President Peter Mutharika has stressed that churches and other religious denominations should remain apolitical.
Using the Katawa CCAP of the Livingstonia Synod pulpit on Sunday, Mutharika advised the church to remain non partisan in politics, saying instead it should continue with its prophetic mission.
“Avoid partisan politics, desist from campaigning for individual candidates.

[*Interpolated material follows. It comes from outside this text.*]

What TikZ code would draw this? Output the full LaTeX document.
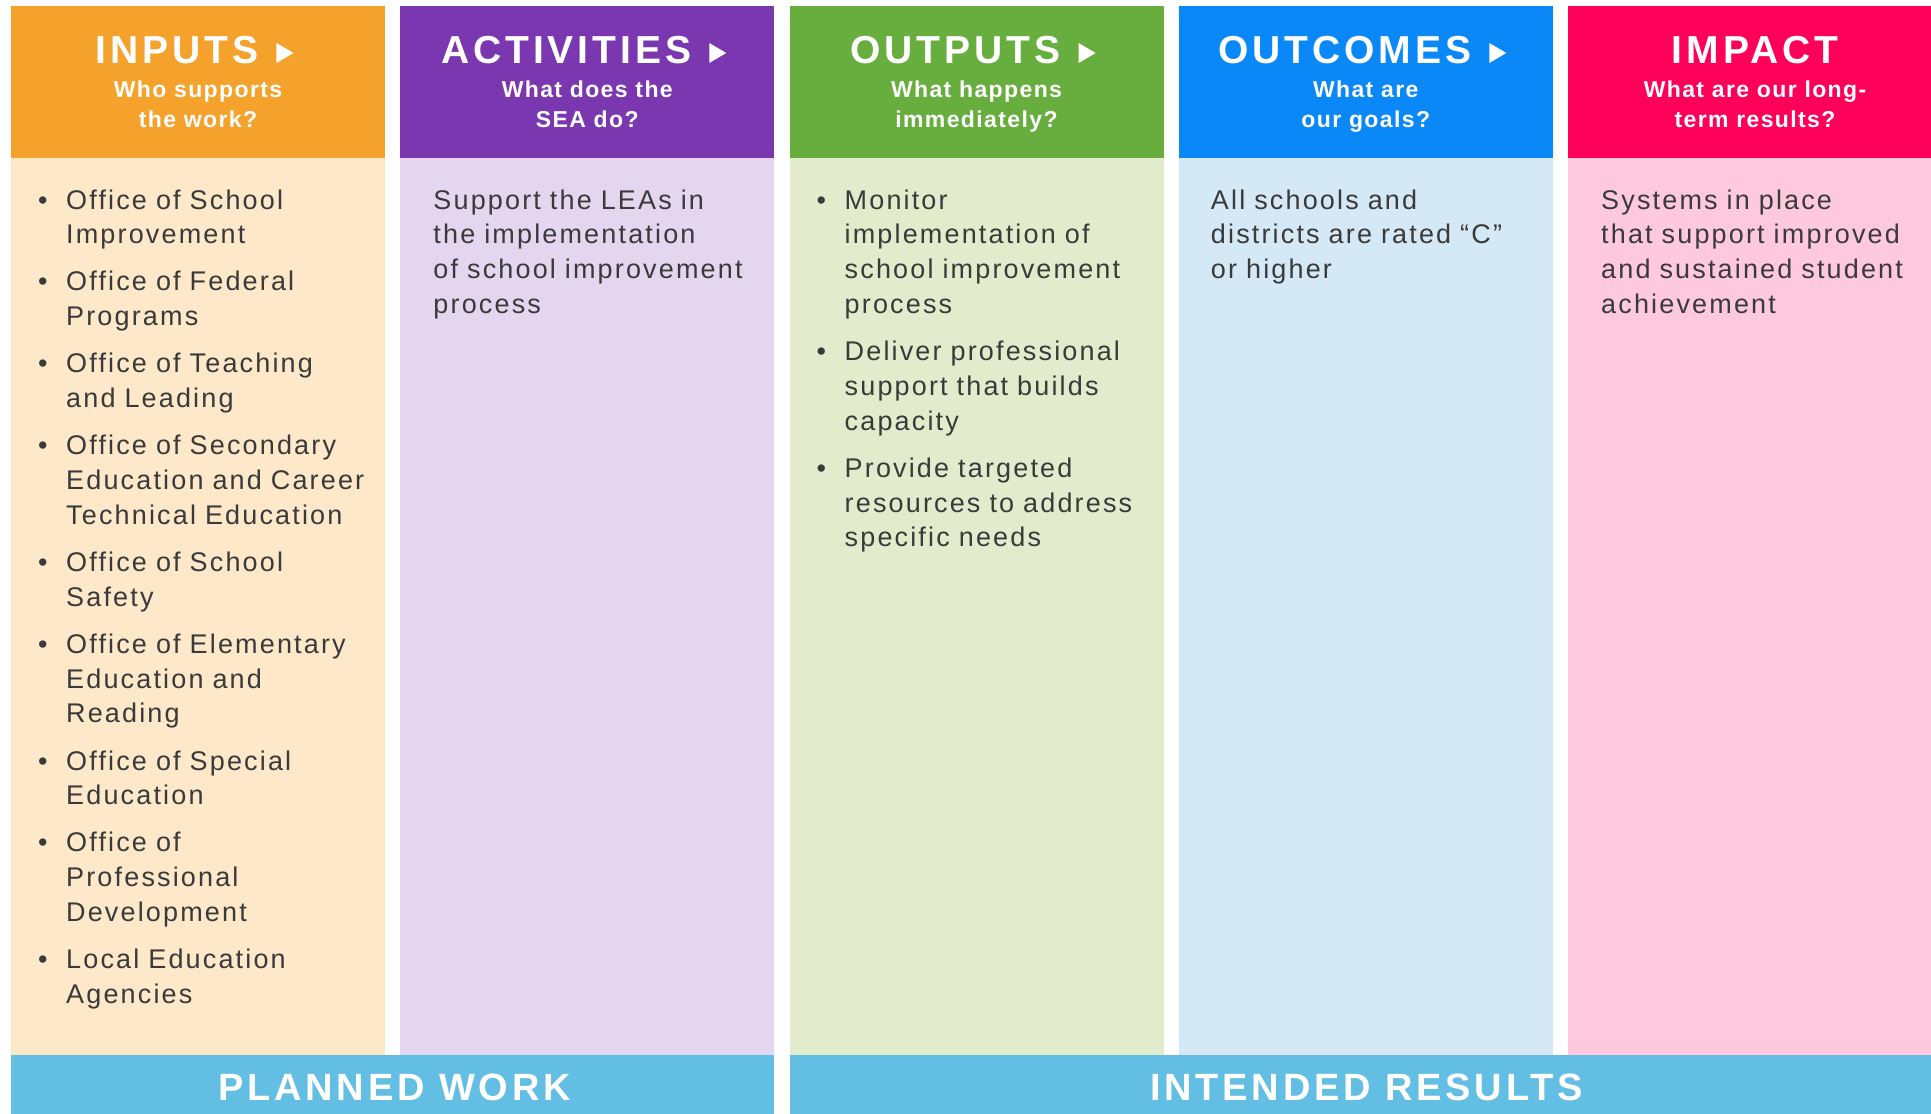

You are there for the spiritual life of the people whilst we, the government are there for the physical needs of the people,” he said.
He said the Livingstonia Synod of the CCAP is not in opposition with the government, saying the government welcomes criticisms done in a gentle way.
The synod moderator John Gondwe assured the president that the church does not engage in partisan politics.
He said the church will continue to work with the government in health, education and other sectors for the benefit of poor Malawians.
The President sat on ordinary church benches just like anybody else leaving their presidential seats.
A political scientist from the University of Malawi has also sternly warned churches against campaigning for individual candidates in the run up to the May 21, 2019 presidential election
Ernest Thindwa, a political scientist at Chancellor College said Church backing a candidate “ can be a recipe for war.”
He said the decision to elect political leaders lies with the faithful themselves.
During the ordination of priests in Blantyre, Catholic Bihsop Thomas Msusa said next year people should not vote for leaders because they come from the same region, tribe or religion.
He called on people to vote for leaders who are visionary, God fearing and transformative.
“But please, listen carefully; if this God fearing, visionary and transformative leader comes from your church or religion, don’t hesitate to vote for him. If we have one of our own family, why not vote for that person.
Catholic Church leaders encourage their faithful to take an active role in politics, which includes seeking political power at all levels of the national governance structure.
“A good Catholic meddles in politics, offering the best of himself/herself; so that those who govern can govern” (Pope Francis, Homily during morning Mass, l6th September, 2013). While doing so, we remind priests, religious men and women, catechists, heads of our institutions to refrain from making utterances or doing things that can justifiably be perceived as advancing partisan politics,” the Church said in a statement.
“For the same reason, we the Catholic bishops in Malawi cannot, and shall not support or endorse any particular politician or political party,” further reads the statement.